The people of the Plateau are entitled to feel cheated. Selected judicial mobsters have brought the judiciary into irreparable disrepute.

“Even now, those three Justices on the Plateau Court of Appeal panel should still be brought to account,” he demanded.

 

NJC can’t help —Owonikoko

Abiodun Owonikoko (SAN) in his analysis of the issues, said the National Judicial Council to which PDP is sending its petition against the Court of Appeal, is almost a toothless dog in the matter.

According to him, “The NJC does not review judgment, cannot review judgment and cannot reverse judgment. It does not appear to me as a viable option to pursue, except the whole idea is to simply have the judges affected to be sanctioned and that would not actually address the real issue of justice that the public and the affected people are looking at.

“In that respect, I have never heard it being said that the justices that were involved in those cases were in any way guilty of malpractice or fraud. If it is about the judges getting it wrong which of course is the implication of the Supreme Court upholding the plateau governor’s case; that is also one of the prerogatives of judges.

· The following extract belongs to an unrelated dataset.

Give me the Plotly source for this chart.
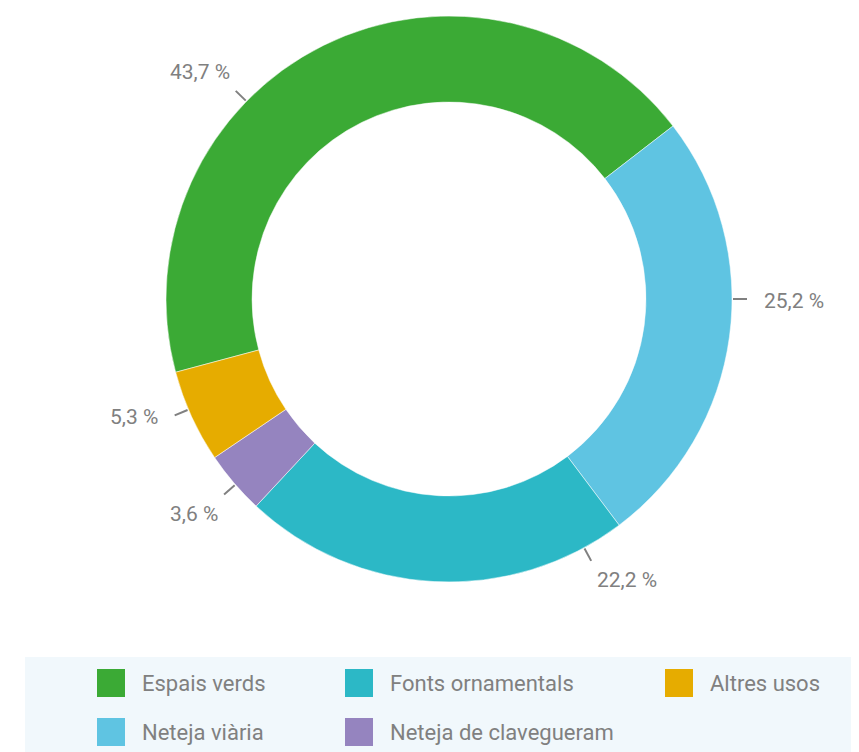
import math
import plotly.graph_objects as go

# ---- data ----
labels = ["Espais verds", "Neteja viària", "Fonts ornamentals", "Neteja de clavegueram", "Altres usos"]
values = [43.7, 25.2, 22.2, 3.6, 5.3]
colors = ["#3BAA35", "#5FC4E2", "#2CB8C6", "#9584BF", "#E6AC00"]
legend_order = ["Espais verds", "Fonts ornamentals", "Altres usos", "Neteja viària", "Neteja de clavegueram"]

# ---- layout constants (page pixel coordinates) ----
OFF = 8                     # page body margin
W, H = 859 - OFF, 752 - OFF  # figure size
CX, CY, R = 449, 299, 283
HOLE = 0.696
ROTATION = 255
# angular position (deg, clockwise from 12 o'clock) of each slice's outside label
label_angles = [-45.7, 90.0, 151.5, 229.0, 247.0]
TEXT_COLOR = "#808080"
FONT = "Roboto, Open Sans, sans-serif"


def px(x):
    return (x - OFF) / W


def py(y):
    return 1 - (y - OFF) / H


fig = go.Figure()
fig.add_trace(go.Pie(
    labels=labels, values=values, sort=False, direction="clockwise",
    rotation=ROTATION, hole=HOLE, textinfo="none", hoverinfo="label+percent",
    marker=dict(colors=colors, line=dict(color="white", width=0.5)),
    domain=dict(x=[px(CX - R), px(CX + R)], y=[py(CY + R), py(CY - R)]),
    showlegend=False,
))

shapes = []
annotations = []
for v, a in zip(values, label_angles):
    t = math.radians(a)
    sx, sy = math.sin(t), -math.cos(t)
    x0, y0 = CX + (R + 1) * sx, CY + (R + 1) * sy
    x1, y1 = CX + (R + 15) * sx, CY + (R + 15) * sy
    shapes.append(dict(type="line", xref="paper", yref="paper",
                       x0=px(x0), y0=py(y0), x1=px(x1), y1=py(y1),
                       line=dict(color="#808080", width=2)))
    sgn = 1 if sx > 0 else -1
    if abs(sy) < 0.5:
        xa, ya = ("left" if sx > 0 else "right"), "middle"
        xs, ys = 15 * sgn, -2
    else:
        xa = "left" if sx > 0 else "right"
        ya = "top" if sy > 0 else "bottom"
        xs = 4 * sgn
        ys = -5 if sy > 0 else 5
    annotations.append(dict(xref="paper", yref="paper", x=px(x1), y=py(y1),
                            xanchor=xa, yanchor=ya, xshift=xs, yshift=ys,
                            showarrow=False,
                            text=f"{v:.1f}".replace(".", ",") + " %",
                            font=dict(size=21, color=TEXT_COLOR, family=FONT)))

# legend background
shapes.append(dict(type="rect", xref="paper", yref="paper", layer="below",
                   x0=px(25), x1=1, y0=0, y1=py(657),
                   fillcolor="#F1F8FC", line=dict(width=0)))

col_x = [97, 345, 665]
row_y = [669, 718]
SQ = 28
for i, name in enumerate(legend_order):
    c = colors[labels.index(name)]
    x = col_x[i % 3]
    y = row_y[i // 3]
    shapes.append(dict(type="rect", xref="paper", yref="paper",
                       x0=px(x), x1=px(x + SQ), y0=py(y + SQ), y1=py(y),
                       fillcolor=c, line=dict(width=0)))
    annotations.append(dict(xref="paper", yref="paper", x=px(x + 43), y=py(y + SQ / 2),
                            xanchor="left", yanchor="middle", showarrow=False,
                            text=name, font=dict(size=22, color=TEXT_COLOR, family=FONT)))

fig.update_layout(
    width=W, height=H, margin=dict(l=0, r=0, t=0, b=0),
    paper_bgcolor="white", plot_bgcolor="white",
    shapes=shapes, annotations=annotations, showlegend=False,
)

fig.write_html("out.html")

“They can be right and they can be wrong, they can be grossly right and they can be perverse. That also does not impact the judgment as a valid judgment until it is set aside. It, however, says a lot on the quality of the judgment and the judicial officers involved, which, in any event, reflect on their career progression, especially as they are court of appeal justice; they still have one more ladder to climb.

“Judges who are involved in these kinds of things, especially where the Supreme Court had to come out heavily to sanction them, should by now be reticent.”